LE CONGRÈS DE BESANÇON 1929
 
    Le Congrès annuel de la C.E.L. eut lieu à Besançon les 3 et 4 août 1929.
    Le Conseil d'Administration (Boyau, Gorce, Caps, Bouscarut, Freinet) s'occupe comme à l'ordinaire du rapport moral, des comptes rendus financiers, de la gestion des revues, du rapport de la Commission de contrôle, et divers.
    Comme l'on s'en doute le sujet brûlant reste les difficultés financières d'une entreprise qui sans mouvements de fonds ne peut faire face à la montée en flèche de ses effectifs. Il est parlé longuement de l'affiliation de la C.E.L. à la Fédération des Coopératives pour ouverture d'un crédit à la Banque des Coopératives. Mais c'est là le leit-motiv de tous les Congrès. Dans les discussions, les rubriques : Imprimerie, Matériel, Gerbe, Extraits de la Gerbe, Papier, Radio, Cinéma, sont mises en question. Un nouveau sujet apparaît : le « Fichier ». Il passionne les adhérents qui y ont sérieusement réfléchi. Nous verrons plus loin quelles considérations nécessaires ce nouvel outil imposera aux camarades. Dans l'enthousiasme, c'est la séparation, et des perspectives nouvelles de travail s'ouvrent pour tous.

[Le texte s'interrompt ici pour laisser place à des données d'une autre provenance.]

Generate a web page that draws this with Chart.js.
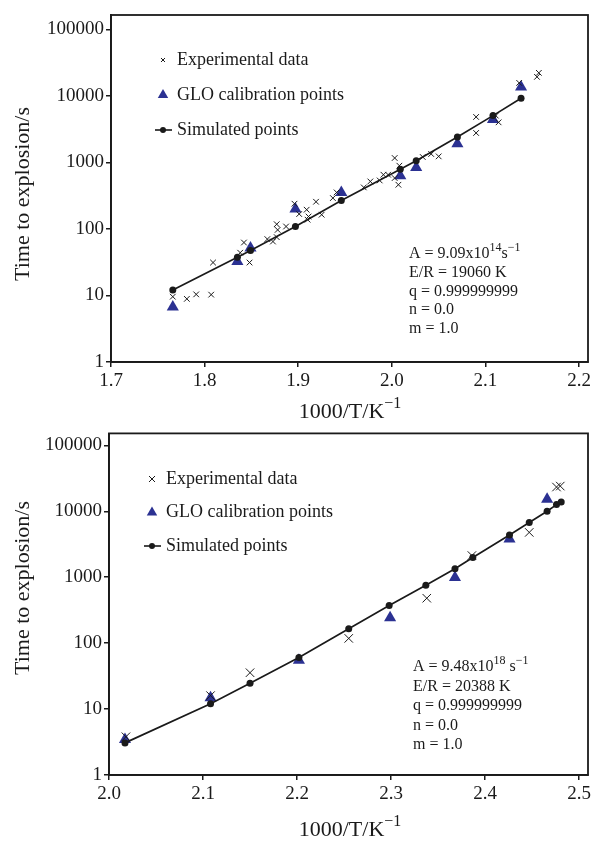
<!DOCTYPE html>
<html>
<head>
<meta charset="utf-8">
<script src="https://cdn.jsdelivr.net/npm/chart.js@4.4.0/dist/chart.umd.min.js"></script>
<style>
  html, body { margin: 0; padding: 0; background: #fff; }
  #wrap { position: relative; width: 595px; height: 841px; }
  canvas { position: absolute; left: 0; }
  #topChart { top: 0; }
  #bottomChart { top: 420px; }
</style>
</head>
<body>
<div id="wrap">
  <canvas id="topChart" width="595" height="420"></canvas>
  <canvas id="bottomChart" width="595" height="421"></canvas>
</div>
<script>
// ---- top panel (1000/T in K^-1, time to explosion in s) ----
const topExpX = [1.766, 1.781, 1.791, 1.807, 1.809, 1.838, 1.842, 1.848, 1.867, 1.873, 1.877, 1.878, 1.877, 1.887,
                 1.896, 1.901, 1.909, 1.911, 1.910, 1.919, 1.925, 1.937, 1.941, 1.970, 1.977, 1.987, 1.991, 1.996,
                 2.003, 2.003, 2.008, 2.007, 2.033, 2.042, 2.050, 2.090, 2.090, 2.111, 2.114, 2.136, 2.155, 2.157];
const topExpY = [9.6, 8.9, 10.4, 10.3, 31.3, 44, 62.6, 31.3, 70.5, 64.8, 118, 97, 75.5, 109,
                 240, 168, 195, 154, 138, 257, 164, 292, 355, 422, 519, 537, 655, 655,
                 1168, 584, 895, 463, 1210, 1343, 1236, 4843, 2781, 5070, 4018, 15740, 19400, 22300];
const topGloX = [1.766, 1.835, 1.849, 1.897, 1.946, 2.009, 2.026, 2.070, 2.108, 2.138];
const topGloY = [6.7, 32.4, 51.6, 200, 355, 633, 844, 1919, 4413, 13700];
const topSimX = [1.766, 1.835, 1.849, 1.897, 1.946, 2.009, 2.026, 2.070, 2.108, 2.138];
const topSimY = [12.1, 37.7, 47.5, 109, 269, 790, 1064, 2421, 5070, 9230];
const topXTicks = [1.7, 1.8, 1.9, 2.0, 2.1, 2.2];
const topParams = ['A = 9.09x10^{14}s^{\u22121}', 'E/R = 19060 K', 'q = 0.999999999', 'n = 0.0', 'm = 1.0'];

// ---- bottom panel ----
const botExpX = [2.018, 2.108, 2.150, 2.255, 2.338, 2.386, 2.447, 2.476, 2.480];
const botExpY = [3.8, 16, 35.6, 118, 480, 2130, 4780, 23300, 24100];
const botGloX = [2.017, 2.108, 2.202, 2.299, 2.368, 2.426, 2.466];
const botGloY = [3.45, 14.8, 55.2, 242, 993, 3800, 15200];
const botSimX = [2.017, 2.108, 2.150, 2.202, 2.255, 2.298, 2.337, 2.368, 2.387, 2.426, 2.447, 2.466, 2.476, 2.481];
const botSimY = [3.07, 12.0, 24.6, 60.5, 165, 372, 753, 1343, 1987, 4365, 6760, 10020, 12620, 13860];
const botXTicks = [2.0, 2.1, 2.2, 2.3, 2.4, 2.5];
const botParams = ['A = 9.48x10^{18} s^{\u22121}', 'E/R = 20388 K', 'q = 0.999999999', 'n = 0.0', 'm = 1.0'];

// ---- shared ----
const yTicks = [1, 10, 100, 1000, 10000, 100000];
const legendLabels = ['Experimental data', 'GLO calibration points', 'Simulated points'];
const yTitle = 'Time to explosion/s';
const xTitle = '1000/T/K^{\u22121}';

const SERIF = "'Liberation Serif', 'Times New Roman', serif";
const INK = '#1a1a1a';
const BLUE = '#2b3192';

function pts(xs, ys) {
  return xs.map((x, i) => ({ x: x, y: ys[i] }));
}

// text with ^{...} superscripts, y is the baseline
function drawRich(ctx, text, x, y, size, align) {
  const parts = text.split(/\^\{([^}]*)\}/);
  const supSize = Math.round(size * 0.72);
  let w = 0;
  parts.forEach((p, i) => {
    ctx.font = (i % 2 ? supSize : size) + 'px ' + SERIF;
    w += ctx.measureText(p).width;
  });
  let cx = align === 'center' ? x - w / 2 : x;
  ctx.textAlign = 'left';
  ctx.textBaseline = 'alphabetic';
  parts.forEach((p, i) => {
    const sup = i % 2 === 1;
    ctx.font = (sup ? supSize : size) + 'px ' + SERIF;
    ctx.fillText(p, cx, sup ? y - size * 0.45 : y);
    cx += ctx.measureText(p).width;
  });
}

const decor = {
  id: 'decor',
  afterDraw(chart, args, o) {
    const ctx = chart.ctx;
    const a = chart.chartArea;
    ctx.save();
    ctx.strokeStyle = INK;
    ctx.lineWidth = 1.8;
    ctx.strokeRect(a.left, a.top, a.right - a.left, a.bottom - a.top);
    ctx.fillStyle = INK;

    // y axis title
    ctx.save();
    ctx.translate(o.yTitleX, o.yTitleY);
    ctx.rotate(-Math.PI / 2);
    ctx.font = '22px ' + SERIF;
    ctx.textAlign = 'center';
    ctx.textBaseline = 'middle';
    ctx.fillText(yTitle, 0, 0);
    ctx.restore();

    // x axis title
    drawRich(ctx, xTitle, o.xTitleX, o.xTitleY, 22, 'center');

    // legend
    const L = o.legend;
    legendLabels.forEach((label, i) => {
      const ry = L.y + i * L.gap;
      ctx.strokeStyle = INK;
      ctx.fillStyle = INK;
      if (i === 0) {
        const c = L.cross;
        ctx.lineWidth = 1;
        ctx.beginPath();
        ctx.moveTo(L.x - c, ry - c); ctx.lineTo(L.x + c, ry + c);
        ctx.moveTo(L.x + c, ry - c); ctx.lineTo(L.x - c, ry + c);
        ctx.stroke();
      } else if (i === 1) {
        const r = 6;
        ctx.fillStyle = BLUE;
        ctx.beginPath();
        ctx.moveTo(L.x, ry - r);
        ctx.lineTo(L.x + r * 0.87, ry + r * 0.5);
        ctx.lineTo(L.x - r * 0.87, ry + r * 0.5);
        ctx.closePath();
        ctx.fill();
      } else {
        ctx.lineWidth = 1.6;
        ctx.beginPath();
        ctx.moveTo(L.x - 8, ry); ctx.lineTo(L.x + 9, ry);
        ctx.stroke();
        ctx.beginPath();
        ctx.arc(L.x, ry, 3, 0, Math.PI * 2);
        ctx.fill();
      }
      ctx.fillStyle = INK;
      ctx.font = '18px ' + SERIF;
      ctx.textAlign = 'left';
      ctx.textBaseline = 'middle';
      ctx.fillText(label, L.textX, ry);
    });

    // model parameters
    o.params.forEach((line, i) => {
      drawRich(ctx, line, o.paramX, o.paramY + i * o.paramGap, 16, 'left');
    });
    ctx.restore();
  }
};

function makeChart(id, d) {
  const ctx = document.getElementById(id).getContext('2d');
  return new Chart(ctx, {
    type: 'scatter',
    data: {
      datasets: [
        {
          label: legendLabels[2],
          data: pts(d.simX, d.simY),
          showLine: true,
          borderColor: INK,
          borderWidth: 1.7,
          pointRadius: 3.5,
          pointBackgroundColor: INK,
          pointBorderColor: INK,
          pointBorderWidth: 0
        },
        {
          label: legendLabels[0],
          data: pts(d.expX, d.expY),
          pointStyle: 'crossRot',
          pointRadius: d.crossR,
          borderColor: INK,
          borderWidth: 1
        },
        {
          label: legendLabels[1],
          data: pts(d.gloX, d.gloY),
          pointStyle: 'triangle',
          pointRadius: 7,
          backgroundColor: BLUE,
          borderColor: BLUE,
          borderWidth: 0
        }
      ]
    },
    options: {
      responsive: false,
      animation: false,
      devicePixelRatio: 1,
      layout: { padding: d.padding },
      plugins: {
        legend: { display: false },
        tooltip: { enabled: false },
        decor: d.decor
      },
      scales: {
        x: {
          type: 'linear',
          min: d.xMin,
          max: d.xMax,
          afterBuildTicks: s => { s.ticks = d.xTicks.map(v => ({ value: v })); },
          afterFit: s => { s.height = d.xHeight; },
          ticks: {
            callback: v => v.toFixed(1),
            font: { family: SERIF, size: 19 },
            color: INK,
            padding: 3,
            maxRotation: 0,
            autoSkip: false
          },
          grid: { drawOnChartArea: false, drawTicks: true, tickLength: 5, color: INK, lineWidth: 1.5 },
          border: { color: INK, width: 1.8 }
        },
        y: {
          type: 'logarithmic',
          min: 1,
          max: d.yMax,
          afterBuildTicks: s => { s.ticks = yTicks.map(v => ({ value: v })); },
          afterFit: s => { s.width = d.yWidth; },
          ticks: {
            callback: v => String(v),
            font: { family: SERIF, size: 19 },
            color: INK,
            padding: 2,
            autoSkip: false
          },
          grid: { drawOnChartArea: false, drawTicks: true, tickLength: 5, color: INK, lineWidth: 1.5 },
          border: { color: INK, width: 1.8 }
        }
      }
    },
    plugins: [decor]
  });
}

makeChart('topChart', {
  expX: topExpX, expY: topExpY, gloX: topGloX, gloY: topGloY, simX: topSimX, simY: topSimY,
  xTicks: topXTicks, xMin: 1.7, xMax: 2.2095, yMax: 165200,
  crossR: 4, padding: { top: 15, right: 6, left: 0, bottom: 0 }, yWidth: 111, xHeight: 58,
  decor: {
    yTitleX: 23, yTitleY: 194, xTitleX: 350, xTitleY: 418,
    legend: { x: 163, y: 60, gap: 35, textX: 177, cross: 2 },
    params: topParams, paramX: 409, paramY: 258, paramGap: 18.8
  }
});

makeChart('bottomChart', {
  expX: botExpX, expY: botExpY, gloX: botGloX, gloY: botGloY, simX: botSimX, simY: botSimY,
  xTicks: botXTicks, xMin: 2.0, xMax: 2.5095, yMax: 151700,
  crossR: 6, padding: { top: 11, right: 5, left: 0, bottom: 0 }, yWidth: 109, xHeight: 66,
  decor: {
    yTitleX: 23, yTitleY: 168, xTitleX: 350, xTitleY: 416,
    legend: { x: 152, y: 59, gap: 33.5, textX: 166, cross: 3 },
    params: botParams, paramX: 413, paramY: 251, paramGap: 19.5
  }
});
</script>
</body>
</html>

    En conclusion de cette année de travail qui réalisa pour nous tous un si gros effort, une si totale confiance en l'avenir, et qui définitivement situait la C.E.L. dans le monde pédagogique et social, Freinet se faisait un plaisir de citer ces belles paroles de M. Rosset, directeur de l'Enseignement Primaire :
 
     Votre rôle à vous, éducateurs nouveaux, c'est de déblayer les voies et d'indiquer la route à suivre à l'enseignement officiel. Nous voulons faire confiance à ceux qui essaient de rénover nos anciennes méthodes, parce qu'ils réussiront. Ne réussiraient-ils pas, d'ailleurs à effectuer une transformation complète, qu'ils nous obligeraient cependant à progresser malgré nous et à changer l'esprit même de notre enseignement.